* begin ENTRIES SHOWN *

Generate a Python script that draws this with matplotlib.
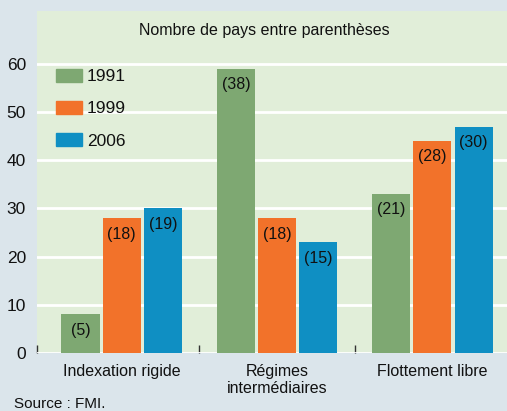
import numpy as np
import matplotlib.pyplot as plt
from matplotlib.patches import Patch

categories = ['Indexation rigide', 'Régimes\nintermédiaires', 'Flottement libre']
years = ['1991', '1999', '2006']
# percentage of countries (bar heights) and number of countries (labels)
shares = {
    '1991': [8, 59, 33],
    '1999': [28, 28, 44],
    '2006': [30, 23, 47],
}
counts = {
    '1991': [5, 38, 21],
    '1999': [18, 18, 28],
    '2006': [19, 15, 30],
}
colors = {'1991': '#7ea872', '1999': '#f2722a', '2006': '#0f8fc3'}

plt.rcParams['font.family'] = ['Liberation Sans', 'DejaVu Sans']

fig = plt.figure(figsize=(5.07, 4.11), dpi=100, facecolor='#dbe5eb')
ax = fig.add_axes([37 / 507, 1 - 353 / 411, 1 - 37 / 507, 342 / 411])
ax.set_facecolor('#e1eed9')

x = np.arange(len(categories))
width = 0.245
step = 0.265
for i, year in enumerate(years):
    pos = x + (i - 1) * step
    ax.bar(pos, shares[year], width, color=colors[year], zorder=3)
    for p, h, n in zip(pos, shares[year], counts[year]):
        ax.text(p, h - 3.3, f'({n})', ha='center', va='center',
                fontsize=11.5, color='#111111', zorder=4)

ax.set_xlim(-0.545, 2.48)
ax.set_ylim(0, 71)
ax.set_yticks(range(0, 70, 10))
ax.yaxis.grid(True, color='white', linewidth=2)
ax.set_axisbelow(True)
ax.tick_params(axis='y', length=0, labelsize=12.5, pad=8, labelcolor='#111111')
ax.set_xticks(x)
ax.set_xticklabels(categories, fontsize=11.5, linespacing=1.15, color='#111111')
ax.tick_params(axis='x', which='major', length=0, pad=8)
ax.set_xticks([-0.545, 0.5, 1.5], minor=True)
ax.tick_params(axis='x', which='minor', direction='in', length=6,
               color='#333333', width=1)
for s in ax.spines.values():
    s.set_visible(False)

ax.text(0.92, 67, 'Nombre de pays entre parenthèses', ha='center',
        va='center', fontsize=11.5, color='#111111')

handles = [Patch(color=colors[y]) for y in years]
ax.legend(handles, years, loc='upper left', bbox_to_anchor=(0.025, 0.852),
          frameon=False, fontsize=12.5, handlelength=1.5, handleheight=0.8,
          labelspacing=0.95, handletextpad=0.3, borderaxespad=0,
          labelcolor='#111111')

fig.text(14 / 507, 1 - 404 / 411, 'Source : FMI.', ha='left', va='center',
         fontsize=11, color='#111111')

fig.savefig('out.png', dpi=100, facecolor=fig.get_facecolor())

* end ENTRIES SHOWN *
* begin ENTRIES SHOWN *

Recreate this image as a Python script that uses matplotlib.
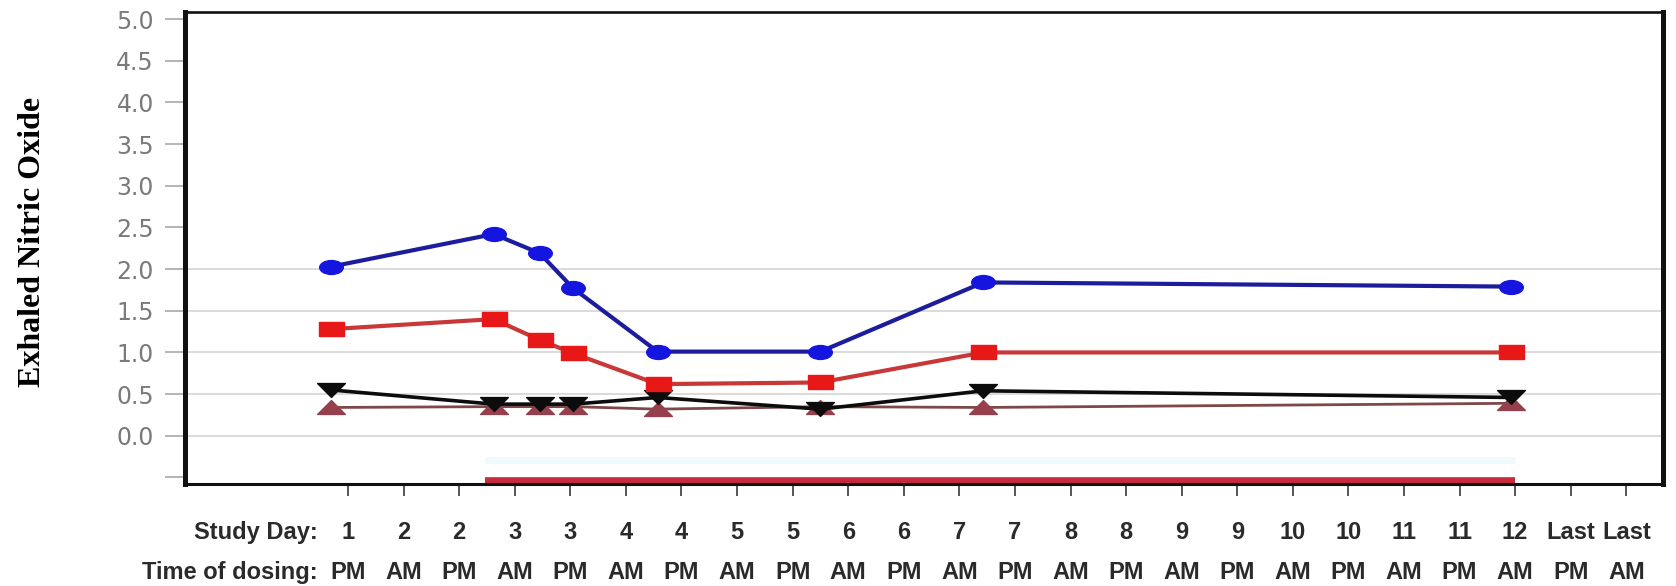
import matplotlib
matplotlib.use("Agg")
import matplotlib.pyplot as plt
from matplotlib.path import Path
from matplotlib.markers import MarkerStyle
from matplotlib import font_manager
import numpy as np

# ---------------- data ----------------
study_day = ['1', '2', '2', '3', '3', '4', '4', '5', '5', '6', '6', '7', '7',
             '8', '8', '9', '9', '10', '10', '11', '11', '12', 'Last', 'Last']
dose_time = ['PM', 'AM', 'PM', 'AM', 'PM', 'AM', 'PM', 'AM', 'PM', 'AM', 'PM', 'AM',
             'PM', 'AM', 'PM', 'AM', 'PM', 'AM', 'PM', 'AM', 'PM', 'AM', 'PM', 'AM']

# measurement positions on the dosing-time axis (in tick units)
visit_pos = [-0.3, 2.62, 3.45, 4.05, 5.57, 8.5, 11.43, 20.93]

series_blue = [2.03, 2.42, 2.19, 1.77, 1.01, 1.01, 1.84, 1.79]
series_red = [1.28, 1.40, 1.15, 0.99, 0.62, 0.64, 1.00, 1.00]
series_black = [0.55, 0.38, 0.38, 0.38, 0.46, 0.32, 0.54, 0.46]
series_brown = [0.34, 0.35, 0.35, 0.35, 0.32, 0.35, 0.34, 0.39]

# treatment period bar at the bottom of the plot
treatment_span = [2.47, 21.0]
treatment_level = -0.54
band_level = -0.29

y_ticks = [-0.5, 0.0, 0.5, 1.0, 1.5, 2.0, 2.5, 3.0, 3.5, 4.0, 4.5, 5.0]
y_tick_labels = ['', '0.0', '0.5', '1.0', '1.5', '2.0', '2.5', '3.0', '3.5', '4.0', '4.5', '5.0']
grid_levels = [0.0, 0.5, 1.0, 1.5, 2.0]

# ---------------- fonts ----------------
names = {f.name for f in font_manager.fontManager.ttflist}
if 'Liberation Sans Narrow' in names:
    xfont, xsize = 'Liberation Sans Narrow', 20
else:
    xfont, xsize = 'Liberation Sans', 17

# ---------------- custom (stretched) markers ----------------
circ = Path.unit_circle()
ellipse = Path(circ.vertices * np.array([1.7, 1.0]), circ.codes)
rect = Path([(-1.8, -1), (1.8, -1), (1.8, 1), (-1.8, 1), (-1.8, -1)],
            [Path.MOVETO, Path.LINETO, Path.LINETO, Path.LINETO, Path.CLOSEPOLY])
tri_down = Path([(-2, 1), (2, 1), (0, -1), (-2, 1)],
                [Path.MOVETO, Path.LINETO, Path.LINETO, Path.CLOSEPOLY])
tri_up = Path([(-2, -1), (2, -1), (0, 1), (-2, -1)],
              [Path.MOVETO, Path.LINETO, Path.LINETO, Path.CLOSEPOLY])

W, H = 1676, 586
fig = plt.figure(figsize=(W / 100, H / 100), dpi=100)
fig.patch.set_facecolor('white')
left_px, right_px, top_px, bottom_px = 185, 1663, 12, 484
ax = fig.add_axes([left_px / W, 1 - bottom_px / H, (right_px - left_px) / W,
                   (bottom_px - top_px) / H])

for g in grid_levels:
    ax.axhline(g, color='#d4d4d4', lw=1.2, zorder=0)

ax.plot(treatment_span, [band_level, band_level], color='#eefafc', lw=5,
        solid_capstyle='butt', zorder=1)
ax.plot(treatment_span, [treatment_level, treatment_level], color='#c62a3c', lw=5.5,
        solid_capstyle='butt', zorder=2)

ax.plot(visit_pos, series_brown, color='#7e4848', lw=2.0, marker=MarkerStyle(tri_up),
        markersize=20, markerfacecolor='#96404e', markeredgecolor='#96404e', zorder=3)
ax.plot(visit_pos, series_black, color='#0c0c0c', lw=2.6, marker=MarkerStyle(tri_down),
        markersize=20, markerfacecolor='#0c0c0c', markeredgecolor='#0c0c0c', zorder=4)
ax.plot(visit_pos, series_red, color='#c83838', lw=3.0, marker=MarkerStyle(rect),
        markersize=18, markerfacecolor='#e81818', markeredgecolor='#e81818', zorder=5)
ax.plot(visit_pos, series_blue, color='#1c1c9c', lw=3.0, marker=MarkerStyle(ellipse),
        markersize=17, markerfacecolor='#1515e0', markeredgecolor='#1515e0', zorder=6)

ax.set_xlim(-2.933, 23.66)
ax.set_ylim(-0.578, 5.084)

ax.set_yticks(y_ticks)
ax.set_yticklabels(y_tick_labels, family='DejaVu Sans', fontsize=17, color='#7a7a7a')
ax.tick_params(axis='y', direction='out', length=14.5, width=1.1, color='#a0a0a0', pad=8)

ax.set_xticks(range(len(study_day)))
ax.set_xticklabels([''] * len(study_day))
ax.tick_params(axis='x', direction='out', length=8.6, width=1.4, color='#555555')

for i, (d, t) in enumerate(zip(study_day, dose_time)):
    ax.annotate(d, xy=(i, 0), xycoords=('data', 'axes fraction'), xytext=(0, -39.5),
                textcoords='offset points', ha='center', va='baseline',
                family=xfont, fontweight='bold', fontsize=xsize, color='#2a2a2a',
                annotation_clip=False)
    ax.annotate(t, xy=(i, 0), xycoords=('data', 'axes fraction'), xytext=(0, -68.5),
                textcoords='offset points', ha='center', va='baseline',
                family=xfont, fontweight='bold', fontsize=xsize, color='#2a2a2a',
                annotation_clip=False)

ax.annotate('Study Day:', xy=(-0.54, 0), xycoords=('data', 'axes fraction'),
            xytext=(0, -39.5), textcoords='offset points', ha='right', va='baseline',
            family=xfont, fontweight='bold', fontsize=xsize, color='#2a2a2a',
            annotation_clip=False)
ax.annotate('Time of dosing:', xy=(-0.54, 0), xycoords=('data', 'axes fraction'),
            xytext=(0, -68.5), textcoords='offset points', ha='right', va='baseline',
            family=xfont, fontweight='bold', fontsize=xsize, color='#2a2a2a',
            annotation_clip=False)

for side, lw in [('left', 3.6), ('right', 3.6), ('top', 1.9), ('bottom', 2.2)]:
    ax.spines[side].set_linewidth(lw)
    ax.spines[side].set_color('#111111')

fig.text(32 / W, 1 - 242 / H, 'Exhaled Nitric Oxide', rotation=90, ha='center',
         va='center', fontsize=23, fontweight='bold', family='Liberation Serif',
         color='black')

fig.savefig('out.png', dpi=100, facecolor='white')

* end ENTRIES SHOWN *

● **EXERCISE TASK**: Exactly the lines starting at the line containing "Generate a Python" and ending at the line containing "from matplotlib.patches import Patch" should be transcribed, both included; omit the pictures.

● **WRITTEN ANSWER**:
Generate a Python script that draws this with matplotlib.
import numpy as np
import matplotlib.pyplot as plt
from matplotlib.patches import Patch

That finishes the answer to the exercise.